-- Begin --

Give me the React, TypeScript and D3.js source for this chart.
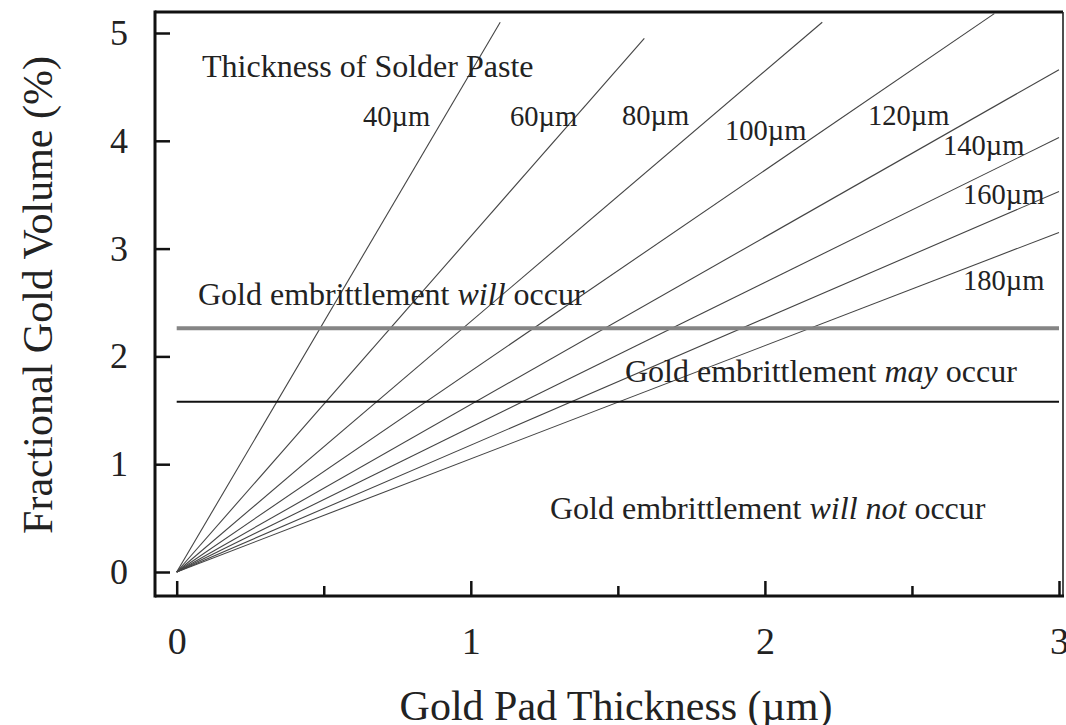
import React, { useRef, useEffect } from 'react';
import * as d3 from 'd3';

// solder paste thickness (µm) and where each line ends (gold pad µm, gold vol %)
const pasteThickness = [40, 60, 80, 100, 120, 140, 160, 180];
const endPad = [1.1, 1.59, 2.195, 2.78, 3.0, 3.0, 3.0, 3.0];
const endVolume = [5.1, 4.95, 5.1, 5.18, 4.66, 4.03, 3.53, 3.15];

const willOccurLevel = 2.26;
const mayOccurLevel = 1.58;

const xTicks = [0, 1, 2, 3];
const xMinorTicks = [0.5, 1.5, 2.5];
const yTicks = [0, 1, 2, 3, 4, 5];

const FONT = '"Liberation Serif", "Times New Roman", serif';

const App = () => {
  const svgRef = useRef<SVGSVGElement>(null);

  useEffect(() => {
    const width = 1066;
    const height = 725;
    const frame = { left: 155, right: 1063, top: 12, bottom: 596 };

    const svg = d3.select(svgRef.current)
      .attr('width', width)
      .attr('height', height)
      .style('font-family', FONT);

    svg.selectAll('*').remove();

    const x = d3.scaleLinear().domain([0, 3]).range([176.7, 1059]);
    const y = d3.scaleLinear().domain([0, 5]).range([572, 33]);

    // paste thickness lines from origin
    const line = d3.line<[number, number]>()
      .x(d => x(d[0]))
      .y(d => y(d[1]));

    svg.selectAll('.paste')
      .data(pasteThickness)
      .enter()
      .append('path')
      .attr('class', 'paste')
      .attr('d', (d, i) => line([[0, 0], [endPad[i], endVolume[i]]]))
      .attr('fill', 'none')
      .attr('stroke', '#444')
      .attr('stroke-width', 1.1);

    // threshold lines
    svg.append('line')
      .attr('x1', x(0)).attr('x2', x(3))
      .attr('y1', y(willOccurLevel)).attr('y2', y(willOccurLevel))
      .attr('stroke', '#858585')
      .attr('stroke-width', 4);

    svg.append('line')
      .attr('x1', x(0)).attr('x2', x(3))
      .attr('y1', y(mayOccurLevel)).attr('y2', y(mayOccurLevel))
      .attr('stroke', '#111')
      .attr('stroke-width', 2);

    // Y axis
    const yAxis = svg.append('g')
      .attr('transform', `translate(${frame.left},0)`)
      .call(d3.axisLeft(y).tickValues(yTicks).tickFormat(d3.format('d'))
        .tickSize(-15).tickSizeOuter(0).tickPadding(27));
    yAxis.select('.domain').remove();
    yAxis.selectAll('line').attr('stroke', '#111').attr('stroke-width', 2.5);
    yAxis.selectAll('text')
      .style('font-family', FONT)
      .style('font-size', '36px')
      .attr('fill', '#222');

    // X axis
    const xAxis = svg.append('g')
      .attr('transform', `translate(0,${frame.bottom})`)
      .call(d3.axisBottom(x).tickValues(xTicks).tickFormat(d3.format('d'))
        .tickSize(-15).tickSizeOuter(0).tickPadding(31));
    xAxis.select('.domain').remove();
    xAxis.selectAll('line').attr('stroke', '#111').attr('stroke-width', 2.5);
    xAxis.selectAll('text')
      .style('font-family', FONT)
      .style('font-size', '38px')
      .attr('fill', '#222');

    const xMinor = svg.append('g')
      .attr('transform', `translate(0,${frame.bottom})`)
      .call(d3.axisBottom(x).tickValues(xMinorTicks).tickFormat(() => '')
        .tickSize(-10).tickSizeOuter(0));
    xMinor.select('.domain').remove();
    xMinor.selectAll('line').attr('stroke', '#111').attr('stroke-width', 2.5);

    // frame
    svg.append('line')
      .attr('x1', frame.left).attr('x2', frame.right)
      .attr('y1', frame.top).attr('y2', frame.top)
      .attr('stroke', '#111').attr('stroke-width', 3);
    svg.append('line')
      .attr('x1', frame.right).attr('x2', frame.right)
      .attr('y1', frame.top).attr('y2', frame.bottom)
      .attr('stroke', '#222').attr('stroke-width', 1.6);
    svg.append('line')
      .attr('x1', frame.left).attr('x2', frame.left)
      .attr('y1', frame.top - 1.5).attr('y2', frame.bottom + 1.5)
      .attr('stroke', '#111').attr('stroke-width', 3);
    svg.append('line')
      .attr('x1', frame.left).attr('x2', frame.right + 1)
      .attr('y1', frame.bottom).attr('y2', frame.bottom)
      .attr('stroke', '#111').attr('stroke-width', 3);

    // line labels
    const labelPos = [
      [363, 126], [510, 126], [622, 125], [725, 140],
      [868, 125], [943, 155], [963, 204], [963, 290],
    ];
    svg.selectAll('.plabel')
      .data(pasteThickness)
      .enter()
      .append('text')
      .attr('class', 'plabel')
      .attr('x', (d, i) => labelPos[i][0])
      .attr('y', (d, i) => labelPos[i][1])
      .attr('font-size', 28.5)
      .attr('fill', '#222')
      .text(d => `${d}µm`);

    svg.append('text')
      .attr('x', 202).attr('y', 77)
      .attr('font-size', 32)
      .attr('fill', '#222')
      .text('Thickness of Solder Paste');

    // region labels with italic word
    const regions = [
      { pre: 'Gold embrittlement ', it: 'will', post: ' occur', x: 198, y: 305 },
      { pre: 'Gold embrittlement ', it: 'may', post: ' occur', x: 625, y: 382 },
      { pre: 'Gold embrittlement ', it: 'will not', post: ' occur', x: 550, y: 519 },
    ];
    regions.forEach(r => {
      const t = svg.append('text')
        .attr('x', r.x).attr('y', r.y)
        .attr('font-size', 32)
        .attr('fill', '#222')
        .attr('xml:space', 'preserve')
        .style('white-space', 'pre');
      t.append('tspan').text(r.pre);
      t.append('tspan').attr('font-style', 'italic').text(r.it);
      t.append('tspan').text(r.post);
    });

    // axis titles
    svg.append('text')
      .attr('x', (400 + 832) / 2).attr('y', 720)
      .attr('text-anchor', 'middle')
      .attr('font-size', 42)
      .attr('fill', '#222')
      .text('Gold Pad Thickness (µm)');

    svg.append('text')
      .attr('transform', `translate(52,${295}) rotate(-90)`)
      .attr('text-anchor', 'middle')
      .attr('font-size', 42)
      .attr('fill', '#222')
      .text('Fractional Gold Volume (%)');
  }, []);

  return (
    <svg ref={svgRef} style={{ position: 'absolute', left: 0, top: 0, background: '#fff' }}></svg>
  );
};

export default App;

-- End --
-- Begin --

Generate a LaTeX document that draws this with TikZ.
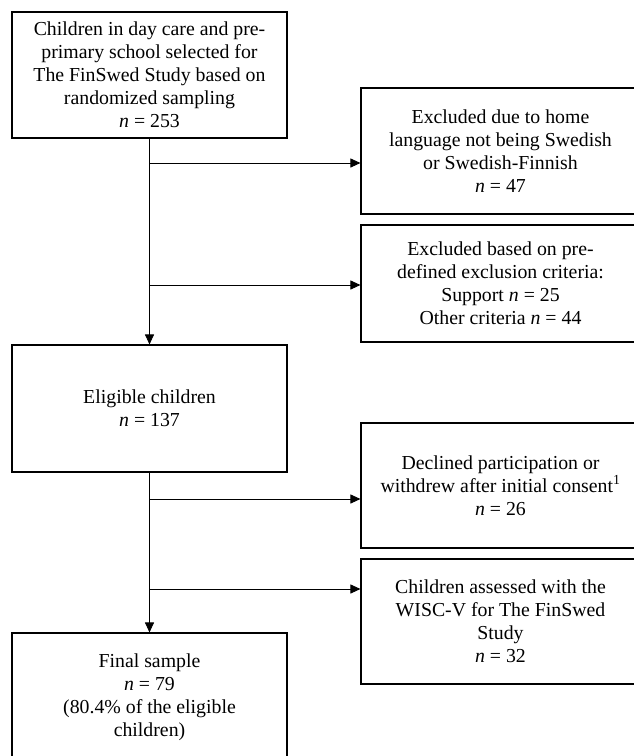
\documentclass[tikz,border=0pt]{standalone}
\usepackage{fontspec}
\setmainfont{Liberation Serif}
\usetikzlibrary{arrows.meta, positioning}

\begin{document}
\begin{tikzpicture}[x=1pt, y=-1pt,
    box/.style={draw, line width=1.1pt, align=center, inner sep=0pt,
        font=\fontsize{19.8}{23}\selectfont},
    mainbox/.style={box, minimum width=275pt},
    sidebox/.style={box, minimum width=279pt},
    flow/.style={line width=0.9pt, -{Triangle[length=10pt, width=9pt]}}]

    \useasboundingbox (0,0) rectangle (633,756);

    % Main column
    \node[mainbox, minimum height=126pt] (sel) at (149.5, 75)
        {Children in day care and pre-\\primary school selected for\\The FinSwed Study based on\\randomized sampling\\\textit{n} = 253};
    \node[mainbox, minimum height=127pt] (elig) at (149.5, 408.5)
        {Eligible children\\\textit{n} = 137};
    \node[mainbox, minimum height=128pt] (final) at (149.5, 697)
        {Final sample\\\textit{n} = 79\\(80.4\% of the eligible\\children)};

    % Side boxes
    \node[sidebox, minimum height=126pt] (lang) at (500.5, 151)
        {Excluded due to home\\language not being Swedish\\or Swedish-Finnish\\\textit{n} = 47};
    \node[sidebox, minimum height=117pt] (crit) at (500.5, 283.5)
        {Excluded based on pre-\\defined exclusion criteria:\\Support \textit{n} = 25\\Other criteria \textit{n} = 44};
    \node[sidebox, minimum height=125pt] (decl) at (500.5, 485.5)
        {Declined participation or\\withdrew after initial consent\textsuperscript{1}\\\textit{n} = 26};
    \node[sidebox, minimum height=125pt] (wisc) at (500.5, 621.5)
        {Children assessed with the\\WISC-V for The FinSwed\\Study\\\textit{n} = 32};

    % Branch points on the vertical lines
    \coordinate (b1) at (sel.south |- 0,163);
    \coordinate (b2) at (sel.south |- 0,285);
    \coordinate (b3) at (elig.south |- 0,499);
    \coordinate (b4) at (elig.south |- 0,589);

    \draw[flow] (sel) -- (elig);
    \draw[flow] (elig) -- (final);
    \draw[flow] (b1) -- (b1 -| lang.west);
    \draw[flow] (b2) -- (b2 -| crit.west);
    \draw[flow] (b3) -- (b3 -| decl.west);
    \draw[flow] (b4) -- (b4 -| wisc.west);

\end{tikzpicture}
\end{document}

-- End --

#### [TO BE DONE]
Leave the pictures out and copy exactly the lines from the one with "Give me the" through the one with "const svgRef = useRef<SVGSVGElement>(null);", nothing more.

#### [ANSWER TO THIS PROBLEM]
Give me the React, TypeScript and D3.js source for this chart.
import React, { useRef, useEffect } from 'react';
import * as d3 from 'd3';

// solder paste thickness (µm) and where each line ends (gold pad µm, gold vol %)
const pasteThickness = [40, 60, 80, 100, 120, 140, 160, 180];
const endPad = [1.1, 1.59, 2.195, 2.78, 3.0, 3.0, 3.0, 3.0];
const endVolume = [5.1, 4.95, 5.1, 5.18, 4.66, 4.03, 3.53, 3.15];

const willOccurLevel = 2.26;
const mayOccurLevel = 1.58;

const xTicks = [0, 1, 2, 3];
const xMinorTicks = [0.5, 1.5, 2.5];
const yTicks = [0, 1, 2, 3, 4, 5];

const FONT = '"Liberation Serif", "Times New Roman", serif';

const App = () => {
  const svgRef = useRef<SVGSVGElement>(null);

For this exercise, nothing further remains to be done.